● Instructions for the task: Only a number is wanted here: the number of lines of the data that include "this".

--- START Supplied records ---

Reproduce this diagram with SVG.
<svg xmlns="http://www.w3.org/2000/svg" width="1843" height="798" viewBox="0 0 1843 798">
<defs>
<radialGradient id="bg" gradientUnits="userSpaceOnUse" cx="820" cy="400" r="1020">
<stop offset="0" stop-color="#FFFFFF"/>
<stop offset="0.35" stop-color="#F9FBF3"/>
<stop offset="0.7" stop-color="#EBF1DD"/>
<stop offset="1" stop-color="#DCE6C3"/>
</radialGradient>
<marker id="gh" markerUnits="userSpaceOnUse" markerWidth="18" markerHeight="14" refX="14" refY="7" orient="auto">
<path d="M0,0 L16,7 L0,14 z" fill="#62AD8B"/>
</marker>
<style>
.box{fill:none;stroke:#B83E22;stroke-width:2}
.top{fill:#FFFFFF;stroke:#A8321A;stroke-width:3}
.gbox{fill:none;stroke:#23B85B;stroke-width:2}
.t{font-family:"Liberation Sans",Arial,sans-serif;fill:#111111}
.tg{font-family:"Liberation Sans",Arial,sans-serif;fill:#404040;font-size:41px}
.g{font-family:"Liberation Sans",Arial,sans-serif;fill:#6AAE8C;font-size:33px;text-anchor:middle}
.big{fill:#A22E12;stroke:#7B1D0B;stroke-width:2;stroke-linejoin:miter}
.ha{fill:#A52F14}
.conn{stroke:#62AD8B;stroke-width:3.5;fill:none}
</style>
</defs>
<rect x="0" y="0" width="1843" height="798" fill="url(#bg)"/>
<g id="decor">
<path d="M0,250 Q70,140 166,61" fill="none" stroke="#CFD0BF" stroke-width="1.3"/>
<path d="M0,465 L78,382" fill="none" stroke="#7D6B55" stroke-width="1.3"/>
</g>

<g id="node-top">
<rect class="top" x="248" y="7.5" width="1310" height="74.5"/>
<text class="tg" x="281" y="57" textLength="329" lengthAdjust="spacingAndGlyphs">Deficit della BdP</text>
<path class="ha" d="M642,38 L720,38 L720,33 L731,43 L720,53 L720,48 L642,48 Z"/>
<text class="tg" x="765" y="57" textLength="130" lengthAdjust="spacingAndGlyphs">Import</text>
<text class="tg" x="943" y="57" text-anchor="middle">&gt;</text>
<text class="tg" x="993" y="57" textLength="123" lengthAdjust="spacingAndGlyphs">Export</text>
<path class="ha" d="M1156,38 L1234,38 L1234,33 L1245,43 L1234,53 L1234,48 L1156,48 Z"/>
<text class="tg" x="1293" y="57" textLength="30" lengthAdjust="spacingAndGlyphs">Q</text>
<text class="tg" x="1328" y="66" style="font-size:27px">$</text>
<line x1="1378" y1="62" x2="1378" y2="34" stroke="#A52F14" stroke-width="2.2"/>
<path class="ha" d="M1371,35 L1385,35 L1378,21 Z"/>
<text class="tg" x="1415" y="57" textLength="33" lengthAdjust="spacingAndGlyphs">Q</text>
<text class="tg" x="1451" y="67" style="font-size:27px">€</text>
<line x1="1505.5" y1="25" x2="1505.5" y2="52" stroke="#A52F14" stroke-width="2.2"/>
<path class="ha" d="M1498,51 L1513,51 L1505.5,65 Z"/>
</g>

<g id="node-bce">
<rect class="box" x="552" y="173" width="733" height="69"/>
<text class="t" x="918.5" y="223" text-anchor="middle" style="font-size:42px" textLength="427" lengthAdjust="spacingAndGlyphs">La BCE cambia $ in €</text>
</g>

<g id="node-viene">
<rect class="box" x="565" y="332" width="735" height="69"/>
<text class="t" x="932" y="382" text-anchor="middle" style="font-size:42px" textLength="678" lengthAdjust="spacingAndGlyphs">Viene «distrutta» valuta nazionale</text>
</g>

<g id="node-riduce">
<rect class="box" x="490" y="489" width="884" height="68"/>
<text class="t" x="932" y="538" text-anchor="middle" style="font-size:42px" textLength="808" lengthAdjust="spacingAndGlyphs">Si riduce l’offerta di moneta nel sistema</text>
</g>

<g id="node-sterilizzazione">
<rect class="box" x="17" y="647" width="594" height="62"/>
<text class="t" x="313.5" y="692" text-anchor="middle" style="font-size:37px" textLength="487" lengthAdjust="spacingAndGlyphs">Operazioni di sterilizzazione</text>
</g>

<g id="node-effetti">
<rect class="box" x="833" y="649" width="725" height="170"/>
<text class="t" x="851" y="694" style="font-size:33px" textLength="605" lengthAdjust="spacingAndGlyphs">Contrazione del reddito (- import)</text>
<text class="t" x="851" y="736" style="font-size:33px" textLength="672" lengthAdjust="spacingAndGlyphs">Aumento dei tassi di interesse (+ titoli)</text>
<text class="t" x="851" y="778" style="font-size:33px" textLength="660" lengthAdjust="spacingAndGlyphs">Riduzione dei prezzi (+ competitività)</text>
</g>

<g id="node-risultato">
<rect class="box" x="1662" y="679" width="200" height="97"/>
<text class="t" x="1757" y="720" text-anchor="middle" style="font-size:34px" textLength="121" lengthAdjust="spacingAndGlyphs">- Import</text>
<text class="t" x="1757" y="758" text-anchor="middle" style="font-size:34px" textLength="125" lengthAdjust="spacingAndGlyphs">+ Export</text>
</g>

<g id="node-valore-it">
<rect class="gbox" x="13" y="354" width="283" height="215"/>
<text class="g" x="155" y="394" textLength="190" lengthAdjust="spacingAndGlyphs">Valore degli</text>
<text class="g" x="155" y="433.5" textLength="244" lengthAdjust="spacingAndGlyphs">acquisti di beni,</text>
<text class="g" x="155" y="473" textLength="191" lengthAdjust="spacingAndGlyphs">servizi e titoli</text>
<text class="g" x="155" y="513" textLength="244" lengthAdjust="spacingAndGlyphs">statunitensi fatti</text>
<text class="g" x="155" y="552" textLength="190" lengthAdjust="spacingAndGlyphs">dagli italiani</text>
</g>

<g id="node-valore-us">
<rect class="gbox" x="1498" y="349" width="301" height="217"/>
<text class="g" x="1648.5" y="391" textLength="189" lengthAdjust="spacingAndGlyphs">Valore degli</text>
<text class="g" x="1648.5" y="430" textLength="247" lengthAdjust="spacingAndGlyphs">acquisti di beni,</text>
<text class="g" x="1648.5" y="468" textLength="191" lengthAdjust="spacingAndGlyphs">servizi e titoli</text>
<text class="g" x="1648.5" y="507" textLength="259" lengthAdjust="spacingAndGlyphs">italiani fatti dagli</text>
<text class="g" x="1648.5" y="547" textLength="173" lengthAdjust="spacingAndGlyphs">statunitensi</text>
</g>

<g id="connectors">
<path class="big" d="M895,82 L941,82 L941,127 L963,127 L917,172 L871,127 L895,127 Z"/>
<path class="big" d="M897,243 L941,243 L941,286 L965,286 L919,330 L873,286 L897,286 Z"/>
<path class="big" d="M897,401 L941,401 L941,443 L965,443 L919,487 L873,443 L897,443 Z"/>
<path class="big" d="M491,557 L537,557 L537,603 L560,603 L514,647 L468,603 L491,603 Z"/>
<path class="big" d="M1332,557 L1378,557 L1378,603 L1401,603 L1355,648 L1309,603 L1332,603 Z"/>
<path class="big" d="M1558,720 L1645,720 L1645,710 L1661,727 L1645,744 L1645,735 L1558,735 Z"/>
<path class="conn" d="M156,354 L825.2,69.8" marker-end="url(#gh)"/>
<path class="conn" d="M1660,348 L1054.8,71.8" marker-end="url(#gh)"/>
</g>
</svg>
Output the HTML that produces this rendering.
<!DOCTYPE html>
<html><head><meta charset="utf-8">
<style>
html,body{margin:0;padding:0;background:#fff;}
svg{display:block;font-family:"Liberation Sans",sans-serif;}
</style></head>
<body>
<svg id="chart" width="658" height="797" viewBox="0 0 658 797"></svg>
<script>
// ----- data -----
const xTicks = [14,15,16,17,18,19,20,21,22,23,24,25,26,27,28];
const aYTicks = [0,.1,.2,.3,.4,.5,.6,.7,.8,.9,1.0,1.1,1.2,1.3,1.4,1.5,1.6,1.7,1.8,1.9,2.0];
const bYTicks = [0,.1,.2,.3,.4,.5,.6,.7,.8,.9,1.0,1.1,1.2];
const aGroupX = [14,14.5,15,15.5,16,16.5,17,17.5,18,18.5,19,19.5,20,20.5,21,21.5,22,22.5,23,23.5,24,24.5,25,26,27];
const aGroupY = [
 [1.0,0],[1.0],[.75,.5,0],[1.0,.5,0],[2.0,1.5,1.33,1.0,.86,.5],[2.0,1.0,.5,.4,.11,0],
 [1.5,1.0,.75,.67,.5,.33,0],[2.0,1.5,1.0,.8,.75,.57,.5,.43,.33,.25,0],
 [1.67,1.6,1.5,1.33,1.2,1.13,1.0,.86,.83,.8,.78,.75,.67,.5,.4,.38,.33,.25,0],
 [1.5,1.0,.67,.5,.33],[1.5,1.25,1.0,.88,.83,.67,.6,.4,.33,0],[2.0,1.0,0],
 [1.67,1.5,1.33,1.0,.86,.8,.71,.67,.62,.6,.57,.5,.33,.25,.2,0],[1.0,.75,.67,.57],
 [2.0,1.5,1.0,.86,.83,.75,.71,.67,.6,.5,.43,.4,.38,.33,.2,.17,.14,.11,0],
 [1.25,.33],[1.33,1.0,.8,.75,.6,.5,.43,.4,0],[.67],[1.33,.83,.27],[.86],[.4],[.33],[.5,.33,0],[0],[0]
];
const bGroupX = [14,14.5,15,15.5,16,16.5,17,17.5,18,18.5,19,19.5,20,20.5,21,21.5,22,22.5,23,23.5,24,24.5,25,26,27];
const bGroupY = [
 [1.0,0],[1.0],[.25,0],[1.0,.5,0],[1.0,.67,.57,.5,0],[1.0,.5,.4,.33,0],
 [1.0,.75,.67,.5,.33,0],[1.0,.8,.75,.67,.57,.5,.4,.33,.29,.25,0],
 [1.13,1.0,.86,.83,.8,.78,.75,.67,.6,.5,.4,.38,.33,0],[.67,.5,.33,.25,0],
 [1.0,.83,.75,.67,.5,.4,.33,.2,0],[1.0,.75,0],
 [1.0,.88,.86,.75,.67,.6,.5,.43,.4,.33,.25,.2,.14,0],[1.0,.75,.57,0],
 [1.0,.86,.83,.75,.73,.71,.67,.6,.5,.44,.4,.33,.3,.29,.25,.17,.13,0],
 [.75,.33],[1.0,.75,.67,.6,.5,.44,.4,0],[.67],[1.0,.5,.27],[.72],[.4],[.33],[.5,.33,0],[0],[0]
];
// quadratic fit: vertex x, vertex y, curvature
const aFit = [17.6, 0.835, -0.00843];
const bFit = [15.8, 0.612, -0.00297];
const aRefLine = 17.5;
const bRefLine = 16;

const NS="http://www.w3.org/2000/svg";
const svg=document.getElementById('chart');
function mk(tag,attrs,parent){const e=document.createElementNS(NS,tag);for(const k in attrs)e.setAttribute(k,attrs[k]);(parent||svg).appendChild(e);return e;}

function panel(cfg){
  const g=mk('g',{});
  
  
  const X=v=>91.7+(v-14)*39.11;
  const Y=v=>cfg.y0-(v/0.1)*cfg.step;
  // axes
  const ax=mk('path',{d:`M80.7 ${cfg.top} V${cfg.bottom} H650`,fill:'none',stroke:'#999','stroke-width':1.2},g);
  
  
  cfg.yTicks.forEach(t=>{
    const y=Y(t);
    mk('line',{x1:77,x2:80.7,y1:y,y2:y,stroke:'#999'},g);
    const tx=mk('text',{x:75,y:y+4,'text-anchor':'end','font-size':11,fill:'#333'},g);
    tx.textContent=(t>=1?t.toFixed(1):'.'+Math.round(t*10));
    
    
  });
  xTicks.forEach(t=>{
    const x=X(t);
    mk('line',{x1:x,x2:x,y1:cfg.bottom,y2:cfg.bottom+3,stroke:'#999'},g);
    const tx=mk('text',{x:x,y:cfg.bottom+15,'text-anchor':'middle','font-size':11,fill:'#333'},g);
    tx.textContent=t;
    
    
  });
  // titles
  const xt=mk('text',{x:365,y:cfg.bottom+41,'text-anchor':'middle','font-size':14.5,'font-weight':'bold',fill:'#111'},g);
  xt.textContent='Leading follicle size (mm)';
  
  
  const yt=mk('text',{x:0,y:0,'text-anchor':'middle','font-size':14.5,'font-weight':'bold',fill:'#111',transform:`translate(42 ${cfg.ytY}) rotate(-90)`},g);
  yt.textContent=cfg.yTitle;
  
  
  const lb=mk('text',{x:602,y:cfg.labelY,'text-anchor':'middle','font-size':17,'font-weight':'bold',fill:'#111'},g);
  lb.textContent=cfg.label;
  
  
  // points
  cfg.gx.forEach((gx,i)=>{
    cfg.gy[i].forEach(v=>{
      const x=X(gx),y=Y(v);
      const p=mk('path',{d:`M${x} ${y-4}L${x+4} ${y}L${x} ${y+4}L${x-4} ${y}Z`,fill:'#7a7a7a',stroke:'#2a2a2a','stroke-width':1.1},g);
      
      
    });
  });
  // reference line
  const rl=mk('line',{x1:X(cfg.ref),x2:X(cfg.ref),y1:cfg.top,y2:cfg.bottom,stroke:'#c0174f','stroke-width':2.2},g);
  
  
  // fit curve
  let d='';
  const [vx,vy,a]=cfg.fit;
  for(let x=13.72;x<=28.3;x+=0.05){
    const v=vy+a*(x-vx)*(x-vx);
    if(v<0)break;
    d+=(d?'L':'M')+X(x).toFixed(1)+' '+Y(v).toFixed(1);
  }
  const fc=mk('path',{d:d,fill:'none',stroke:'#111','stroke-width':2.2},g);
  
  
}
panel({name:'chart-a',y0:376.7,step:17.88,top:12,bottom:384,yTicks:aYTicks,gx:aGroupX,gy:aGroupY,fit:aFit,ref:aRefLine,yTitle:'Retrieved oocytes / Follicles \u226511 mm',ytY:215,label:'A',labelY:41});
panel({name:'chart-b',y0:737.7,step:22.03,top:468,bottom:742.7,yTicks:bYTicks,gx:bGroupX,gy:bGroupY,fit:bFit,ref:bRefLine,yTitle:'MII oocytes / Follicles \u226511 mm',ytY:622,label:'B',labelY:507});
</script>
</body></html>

--- END Supplied records ---

● Exercise solution: 2